-- BEGIN --

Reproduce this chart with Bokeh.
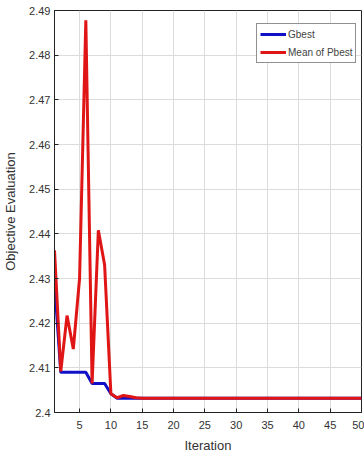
from bokeh.plotting import figure
from bokeh.models import ColumnDataSource, Legend, LegendItem, Range1d, FixedTicker, CustomJSTickFormatter
from bokeh.embed import file_html
from bokeh.resources import INLINE

iterations = list(range(1, 51))
gbest = [2.4292, 2.4090, 2.4090, 2.4090, 2.4090, 2.4090, 2.4065, 2.4065, 2.4065, 2.4042,
         2.4032] + [2.4032] * 39
mean_pbest = [2.4363, 2.4092, 2.4217, 2.4142, 2.4300, 2.4878, 2.4065, 2.4408, 2.4330, 2.4042,
              2.4033, 2.4038, 2.4036, 2.4033] + [2.4032] * 36
x_ticks = [5, 10, 15, 20, 25, 30, 35, 40, 45, 50]
y_ticks = [2.40, 2.41, 2.42, 2.43, 2.44, 2.45, 2.46, 2.47, 2.48, 2.49]

src = ColumnDataSource(dict(x=iterations, g=gbest, m=mean_pbest))

FONT = "Liberation Sans"

p = figure(width=364, height=464, output_backend="svg", toolbar_location=None,
           x_range=Range1d(1, 50), y_range=Range1d(2.40, 2.49),
           min_border_left=51, min_border_right=3, min_border_top=10, min_border_bottom=52)

p.outline_line_color = "#222222"
p.outline_line_width = 1

r_g = p.line("x", "g", source=src, line_color="#1010c8", line_width=3)
r_m = p.line("x", "m", source=src, line_color="#e01515", line_width=3)

p.xaxis.ticker = FixedTicker(ticks=x_ticks)
p.yaxis.ticker = FixedTicker(ticks=y_ticks)
p.yaxis.formatter = CustomJSTickFormatter(code="""
var s = tick.toFixed(2);
if (s.endsWith('0')) s = tick.toFixed(1);
return s;
""")

for ax in (p.xaxis[0], p.yaxis[0]):
    ax.major_tick_in = 4
    ax.major_tick_out = 0
    ax.minor_tick_in = 0
    ax.minor_tick_out = 0
    ax.axis_line_color = "#222222"
    ax.major_tick_line_color = "#222222"
    ax.major_label_text_font = FONT
    ax.major_label_text_font_size = "11px"
    ax.major_label_text_color = "#333333"
    ax.axis_label_text_font = FONT
    ax.axis_label_text_font_style = "normal"
    ax.axis_label_text_font_size = "13px"
    ax.axis_label_text_color = "#333333"

p.xaxis.axis_label = "Iteration"
p.yaxis.axis_label = "Objective Evaluation"
p.xaxis.major_label_standoff = 8
p.xaxis.axis_label_standoff = 6
p.yaxis.major_label_standoff = 4
p.yaxis.axis_label_standoff = 8

p.xgrid.grid_line_color = "#dcdcdc"
p.ygrid.grid_line_color = "#dcdcdc"

legend = Legend(items=[LegendItem(label="Gbest", renderers=[r_g]),
                       LegendItem(label="Mean of Pbest", renderers=[r_m])],
                location=(202, 349))
legend.label_text_font = FONT
legend.label_text_font_size = "10px"
legend.glyph_width = 26
legend.glyph_height = 14
legend.spacing = 4
legend.padding = 3
legend.margin = 0
legend.border_line_color = "#222222"
legend.label_standoff = 2
legend.label_height = 14
p.add_layout(legend, "center")

open("out.html", "w").write(file_html(p, INLINE))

-- END --

▶ **What the task asks**: Repeat, with no pictures, each line from the beginning of the data through the line containing "from bokeh.resources import INLINE", inclusive.

▶ **Final result**:
Reproduce this chart with Bokeh.
from bokeh.plotting import figure
from bokeh.models import ColumnDataSource, Legend, LegendItem, Range1d, FixedTicker, CustomJSTickFormatter
from bokeh.embed import file_html
from bokeh.resources import INLINE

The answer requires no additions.